Missing software components

MQTT to time series database

Component to store data from MQTT into a timeseries database.

We updated to InfluxDB 2 but also set up an evaluation system with Timescale. For now, we keep using InfluxDB as the Grafana integration for Timescale seemed not up to the level we have reached with InfluxDB.

In order to put all the data being distributed via MQTT to those time series targets we created a separate compontent https://github.com/wuan/mqtt-gateway which uses Rust as a programming language. This should be a good fit for a reliable and performant bridge service.

In order to have time series data from other components like the Shelly relays, plugs and switches we use or our OpenDTU based receiver for our photovoltaic micro inverter we added support and a configuration file base flexibility to the project.

The operation of the bridge (incoming channels and outgoing storage systems) can be configured easily through one YAML file like:

mqttUrl: "mqtt://<hostname>:1883"
mqttClientId: "sensors_gateway"
sources:
  - name: "Sensor data"
    type: "sensor"
    prefix: "sensors"
    targets:
      - type: "influxdb"
        host: "<influx host>"
        port: 8086
        database: "sensors"
      - type: "postgresql"
        host: "<postgres host>"
        port: 5432
        user: "<psql username>"
        password: "<psql password"
        database: "sensors"
  - name: "Shelly data"
    type: "shelly"
    prefix: "shellies"
    targets:
      - type: "influxdb"
        host: "<influx host>"
        port: 8086
        database: "shelly"
      - type: "postgresql"
        host: "<postgres host>"
        port: 5433
        user: "<psql username>"
        password: "<psql password>"
        database: "shelly"
  - name: "PV data"
    type: "opendtu"
    prefix: "solar"
    targets:
      - type: "influxdb"
        host: "<influx host>"
        port: 8086
        database: "solar"

Basically you just need to declare the MQTT prefix for the different kinds of data and then define a list of target storage systems (currently supporting InfluxDB and TimescaleDB).

Integration with OpenHAB

In order to use sensor data for tasks like fan control we also started to integrate the MQTT data with the local running OpenHAB server. OpenHAB allows to configure MQTT items using configuration files like in the following examples.

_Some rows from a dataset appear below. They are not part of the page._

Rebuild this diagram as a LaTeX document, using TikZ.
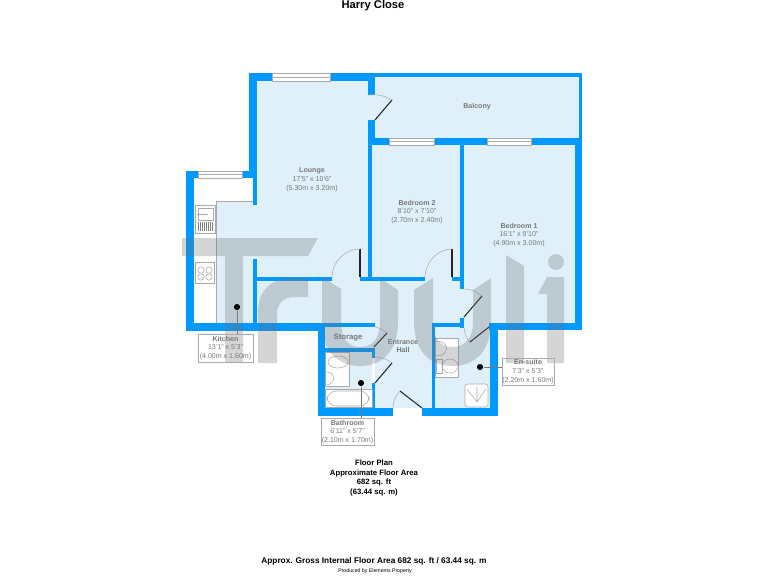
\documentclass[tikz,border=0pt]{standalone}
\usepackage{fontspec}
\setmainfont{Liberation Sans}
\definecolor{wallblue}{RGB}{0,153,255}
\definecolor{floorblue}{RGB}{223,240,251}
\definecolor{labelgray}{RGB}{120,120,120}
\definecolor{fixgray}{RGB}{170,170,170}
\tikzset{every picture/.style={line width=0.75pt}}
\tikzset{
  floorpart/.style={fill=floorblue,draw=none},
  wall/.style={fill=wallblue,draw=none},
  windowpane/.style={fill=white,draw=fixgray,line width=0.5pt},
  doorleaf/.style={draw=black!85,line width=0.8pt},
  doorswing/.style={draw=fixgray,line width=0.4pt},
  fixture/.style={draw=fixgray,line width=0.4pt},
  watermark/.style={fill=black!55,draw=none,opacity=0.3},
  roomtext/.style={text=labelgray,align=center,inner sep=0pt,font=\fontsize{5.3}{6.6}\selectfont},
  labelbox/.style={roomtext,draw=fixgray,line width=0.5pt},
  roomdot/.style={circle,fill=black,inner sep=0pt,minimum size=4.6pt},
  leader/.style={draw=labelgray,line width=0.4pt},
  plaintext/.style={text=black,align=center,inner sep=0pt,font=\fontsize{5.6}{7}\selectfont\bfseries}
}

\begin{document}
\begin{tikzpicture}[x=0.75pt,y=0.75pt,yscale=-1,xscale=1]
\useasboundingbox (0,0) rectangle (768,576);

%Floors
\path [floorpart] (257,81) rectangle (368,323);
\path [floorpart] (368,95) rectangle (375,120);
\path [floorpart] (375,77) rectangle (579,138);
\path [floorpart] (372,145) rectangle (460,281);
\path [floorpart] (464,145) rectangle (575,323);
\path [floorpart] (257,281) rectangle (464,323);
\path [floorpart] (464,323) rectangle (490,327);
\path [floorpart] (375,323) rectangle (432,408);
\path [floorpart] (432,327) rectangle (490,408);
\path [floorpart] (325,327) rectangle (375,348);
\path [floorpart] (325,352) rectangle (372,408);
\path [floorpart] (216,201) rectangle (257,323);
\draw [fixture] (216,323) -- (216,201) -- (253,201);

%Walls
\path [wall] (249,73) rectangle (375,81);
\path [wall] (375,73) rectangle (582,77);
\path [wall] (579,73) rectangle (582,138);
\path [wall] (575,138) rectangle (582,330);
\path [wall] (249,73) rectangle (257,178);
\path [wall] (253,172) rectangle (257,205);
\path [wall] (186,171) rectangle (257,178);
\path [wall] (186,171) rectangle (194,331);
\path [wall] (186,323) rectangle (325,331);
\path [wall] (253,259) rectangle (257,323);
\path [wall] (253,277) rectangle (332,281);
\path [wall] (360,277) rectangle (372,281);
\path [wall] (368,81) rectangle (375,95);
\path [wall] (368,120) rectangle (375,145);
\path [wall] (368,138) rectangle (582,145);
\path [wall] (368,138) rectangle (372,281);
\path [wall] (368,277) rectangle (425,281);
\path [wall] (452,277) rectangle (464,281);
\path [wall] (460,145) rectangle (464,289);
\path [wall] (460,318) rectangle (464,328);
\path [wall] (432,323) rectangle (464,327);
\path [wall] (432,323) rectangle (435,416);
\path [wall] (318,408) rectangle (393,416);
\path [wall] (422,408) rectangle (498,416);
\path [wall] (490,323) rectangle (498,416);
\path [wall] (489,323) rectangle (582,330);
\path [wall] (318,323) rectangle (325,416);
\path [wall] (318,323) rectangle (375,327);
\path [wall] (325,348) rectangle (375,352);
\path [wall] (372,348) rectangle (375,358);
\path [wall] (372,383) rectangle (375,408);

%Windows
\foreach \xa/\ya/\xb/\yb in {272/73/330/81,198/171/242/178,389/138/434/145,487/138/531/145}{
  \draw [windowpane] (\xa,\ya) rectangle (\xb,\yb);
  \draw [doorswing] (\xa,{(\ya+\yb)/2}) -- (\xb,{(\ya+\yb)/2});
}

%Doors
\draw [doorleaf] (375,120) -- (392,100);
\draw [doorswing] (368,95) .. controls (378,94) and (386,96) .. (392,100);
\draw [doorleaf] (360,277) -- (360,249);
\draw [doorswing] (332,277) .. controls (332,262) and (345,249) .. (360,249);
\draw [doorleaf] (452,277) -- (452,249);
\draw [doorswing] (425,277) .. controls (425,262) and (438,249) .. (452,249);
\draw [doorleaf] (464,317) -- (482,296);
\draw [doorswing] (464,289) .. controls (471,289) and (477,292) .. (482,296);
\draw [doorleaf] (489,327) -- (470,342);
\draw [doorswing] (464,328) .. controls (465,335) and (467,339) .. (470,342);
\draw [doorleaf] (374,347) -- (387,333);
\draw [doorswing] (375,327) .. controls (380,328) and (384,330) .. (387,333);
\draw [doorleaf] (375,383) -- (392,363);
\draw [doorswing] (375,357) .. controls (382,357) and (388,360) .. (392,363);
\draw [doorleaf] (422,408) -- (400,391);
\draw [doorswing] (393,408) .. controls (393,401) and (396,395) .. (400,391);

%Kitchen fittings
\draw [fixture,fill=white] (195,205) rectangle (215,233);
\draw [fixture] (198,208) rectangle (213,220);
\draw [fixture] (197,214) -- (208,214);
\foreach \xa in {198,200,...,212}{
  \draw [fixture,line width=0.65pt,draw=black!50] (\xa,222) -- (\xa,231);
}
\draw [fixture,fill=white] (195,262) rectangle (214,283);
\foreach \xa/\ya in {201/270,209/270,201/277,209/277}{
  \draw [fixture] (\xa,\ya) circle (3.2);
}

%Bathroom fittings
\draw [fixture,fill=white] (325,352) rectangle (349,386);
\draw [fixture] (338,362) ellipse (10 and 6);
\draw [fixture] (326,372) .. controls (336,371) and (336,385) .. (326,385);
\draw [fixture,fill=white] (325,389) rectangle (372,407);
\draw [fixture,rounded corners=7] (327,391) rectangle (369,406);

%En-suite fittings
\draw [fixture,fill=white] (435,338) rectangle (458,377);
\draw [fixture] (436,341) .. controls (450,341) and (450,356) .. (436,356);
\draw [fixture] (450,366) ellipse (8 and 7);
\draw [fixture] (436,359) rectangle (442,373);
\draw [fixture,fill=white,rounded corners=2] (465,384) rectangle (488,407);
\draw [fixture] (477,387) -- (477,402) (467,389) -- (477,402) -- (486,389);

%Logo
\path [watermark] (182,238) -- (318,238) -- (308,256) -- (243,256) -- (243,363) -- (225,363) -- (225,256) -- (182,256) -- cycle;
\path [watermark] (258,363) -- (258,312) .. controls (258,290) and (272,278) .. (292,278) -- (308,278) -- (308,297) -- (295,297) .. controls (284,297) and (277,303) .. (277,314) -- (277,363) -- cycle;
\path [watermark] (322,277) -- (341,289) -- (341,322) .. controls (341,338) and (348,347) .. (360,347) .. controls (373,347) and (380,338) .. (380,322) -- (380,278) -- (398,290) -- (398,322) .. controls (398,350) and (383,366) .. (360,366) .. controls (337,366) and (322,350) .. (322,322) -- cycle;
\path [watermark] (433,278) -- (433,322) .. controls (433,338) and (440,347) .. (452,347) .. controls (465,347) and (473,338) .. (473,322) -- (473,290) -- (491,278) -- (491,322) .. controls (491,350) and (476,366) .. (452,366) .. controls (429,366) and (414,350) .. (414,322) -- (414,290) -- cycle;
\path [watermark] (506,255) -- (524,266) -- (524,363) -- (506,363) -- cycle;
\path [watermark] (538,294) -- (547,277) -- (564,277) -- (564,363) -- (547,363) -- (547,294) -- cycle;
\path [watermark] (556,262) circle (8);

% Text Node
\draw (373,6) node (title) [plaintext,font=\fontsize{8.4}{10}\selectfont\bfseries] {Harry Close};
% Text Node
\draw (312,180) node (lounge) [roomtext] {\textbf{Lounge}\\17'5" x 10'6"\\(5.30m x 3.20m)};
% Text Node
\draw (477,107) node (balcony) [roomtext] {\textbf{Balcony}};
% Text Node
\draw (417,212) node (bedtwo) [roomtext] {\textbf{Bedroom 2}\\8'10" x 7'10"\\(2.70m x 2.40m)};
% Text Node
\draw (519,235) node (bedone) [roomtext] {\textbf{Bedroom 1}\\16'1" x 9'10"\\(4.90m x 3.00m)};
% Text Node
\draw (348,338) node (storage) [roomtext,font=\fontsize{5.8}{7}\selectfont\bfseries] {Storage};
% Text Node
\draw (403,346) node (hall) [roomtext] {\textbf{Entrance}\\\textbf{Hall}};

%Kitchen label
\draw (225.5,348) node (kitchenlabel) [labelbox,minimum width=41pt,minimum height=21pt] {\textbf{Kitchen}\\13'1" x 5'3"\\(4.00m x 1.60m)};
\node (kitchendot) [roomdot] at (237,307) {};
\draw [leader] (kitchendot) -- (kitchendot |- kitchenlabel.north);
%Bathroom label
\draw (347.5,432) node (bathlabel) [labelbox,minimum width=40pt,minimum height=20pt] {\textbf{Bathroom}\\6'11" x 5'7"\\(2.10m x 1.70m)};
\node (bathdot) [roomdot] at (361,383) {};
\draw [leader] (bathdot) -- (bathdot |- bathlabel.north);
%En-suite label
\draw (528,371.5) node (suitelabel) [labelbox,minimum width=39pt,minimum height=20pt] {\textbf{En-suite}\\7'3" x 5'3"\\(2.20m x 1.60m)};
\node (suitedot) [roomdot] at (480,367) {};
\draw [leader] (suitedot) -- (suitedot -| suitelabel.west);

% Text Node
\draw (374,478) node (areanote) [plaintext,font=\fontsize{5.8}{7.05}\selectfont\bfseries] {Floor Plan\\Approximate Floor Area\\682 sq. ft\\(63.44 sq. m)};
% Text Node
\draw (374,561) node (grossarea) [plaintext,font=\fontsize{6.2}{8}\selectfont\bfseries] {Approx. Gross Internal Floor Area 682 sq. ft / 63.44 sq. m};
% Text Node
\draw (375,571) node (producer) [plaintext,font=\fontsize{3.9}{5}\selectfont] {Produced by Elements Property};

\end{tikzpicture}
\end{document}
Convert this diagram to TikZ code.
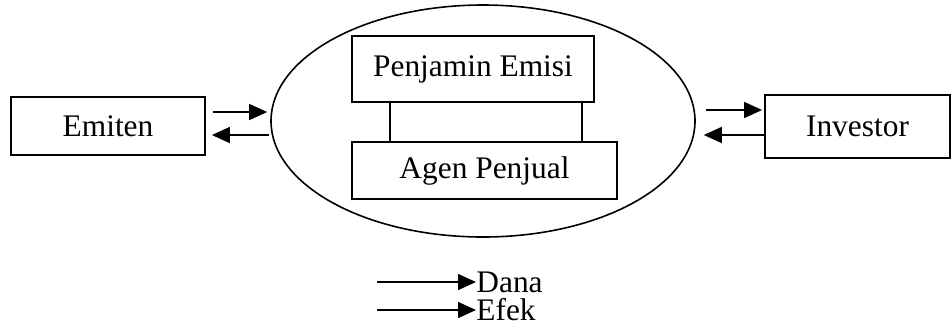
\documentclass[tikz,border=0pt]{standalone}
\usepackage{fontspec}
\setmainfont{Liberation Serif}
\usetikzlibrary{arrows.meta,calc,shapes.geometric}
\begin{document}
\begin{tikzpicture}[x=0.5pt,y=-0.5pt,
  box/.style={draw,line width=0.9pt,inner sep=0pt,font=\fontsize{15.7}{18}\selectfont},
  arr/.style={line width=0.8pt,-{Triangle[length=9pt,width=8pt]}},
  lbl/.style={inner sep=0pt,font=\fontsize{15.7}{18}\selectfont}]
\useasboundingbox (0,0) rectangle (952,329);
\node[draw,ellipse,line width=0.8pt,minimum width=212pt,minimum height=116pt,inner sep=0pt] (ell) at (483,121) {};
\node[box,minimum width=97pt,minimum height=29pt] (emiten) at (108,126) {Emiten};
\node[box,minimum width=92.5pt,minimum height=31.5pt] (investor) at (857.5,126.5) {Investor};
\node[box,minimum width=121pt,minimum height=33pt] (pe) at (473,69) {Penjamin Emisi};
\node[box,minimum width=132.5pt,minimum height=28.5pt] (ap) at (484.5,170.5) {Agen Penjual};
% vertical links
\draw[line width=0.8pt] ($(pe.south west)+(39,0)$) -- ($(pe.south west |- ap.north)+(39,0)$);
\draw[line width=0.8pt] ($(pe.south west)+(231,0)$) -- ($(pe.south west |- ap.north)+(231,0)$);
% left arrows
\draw[arr] ([xshift=3.5pt,yshift=7pt]emiten.east) -- ([xshift=-1.5pt,yshift=4.5pt]ell.west);
\draw[arr] ([xshift=-0.5pt,yshift=-7pt]ell.west) -- ([xshift=3pt,yshift=-4.5pt]emiten.east);
% right arrows
\draw[arr] ([xshift=5pt,yshift=5.5pt]ell.east) -- ([xshift=-1pt,yshift=8.25pt]investor.west);
\draw[arr] ([yshift=-4.25pt]investor.west) -- ([xshift=4pt,yshift=-7pt]ell.east);
% legend
\node[lbl,anchor=west] (dana) at (476,282) {Dana};
\node[lbl,anchor=west] (efek) at (476,310) {Efek};
\coordinate (d0) at (377,282);
\coordinate (e0) at (377,310);
\draw[arr] (d0) -- (dana.west);
\draw[arr] (e0) -- (efek.west);
\end{tikzpicture}
\end{document}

First we define OpenHAB "Things" using a file AirSensors.things:

Bridge mqtt:broker:local "Local Broker" [ host="<hostname/IP>", secure=false ] {
   ...
  Thing topic Livingroom_Air "Air Livingroom" @ "Livingroom" {
    Channels:
      Type number : Temperature  [ stateTopic="sensors/Livingroom/temperature", transformationPattern="JSONPATH:$.value" ]
      Type number : Humidity  [ stateTopic="sensors/Livingroom/relative humidity", transformationPattern="JSONPATH:$.value" ]
      Type number : Dewpoint  [ stateTopic="sensors/Livingroom/dew point", transformationPattern="JSONPATH:$.value" ]
      Type number : CO2  [ stateTopic="sensors/Livingroom/CO2", transformationPattern="JSONPATH:$.value" ]
      Type number : VOCIndex  [ stateTopic="sensors/Livingroom/VOC index", transformationPattern="JSONPATH:$.value" ]
  }
   ...
}

And as a second step we define OpenHAB "Items" using a file AirSensors.items:

...
Number:Temperature Livingroom_Air_Temperature "Livingroom Temperature [%.1f °C]" (Livingroom) {channel="mqtt:topic:local:Livingroom_Air:Temperature"}
Number             Livingroom_Air_Humidity    "Livingroom Humidity [%.1f %%]"    (Livingroom) {channel="mqtt:topic:local:Livingroom_Air:Humidity"}
Number:Temperature Livingroot_Air_DewPoint    "Livingroom Dewpoint [%.1f °C]"    (Livingroom) {channel="mqtt:topic:local:Livingroom_Air:Dewpoint"}
Number             Livingroom_Air_CO2         "Livingroom CO2 [%.1f ppm]"        (Livingroom) {channel="mqtt:topic:local:Livingroom_Air:CO2"}
Number             Livingroom_Air_VOCIndex    "Livingroom VOC Index"             (Livingroom) {channel="mqtt:topic:local:Livingroom_Air:VOCIndex"}
...

After that you can use the Air sensor data for example to create a fan controlling rule.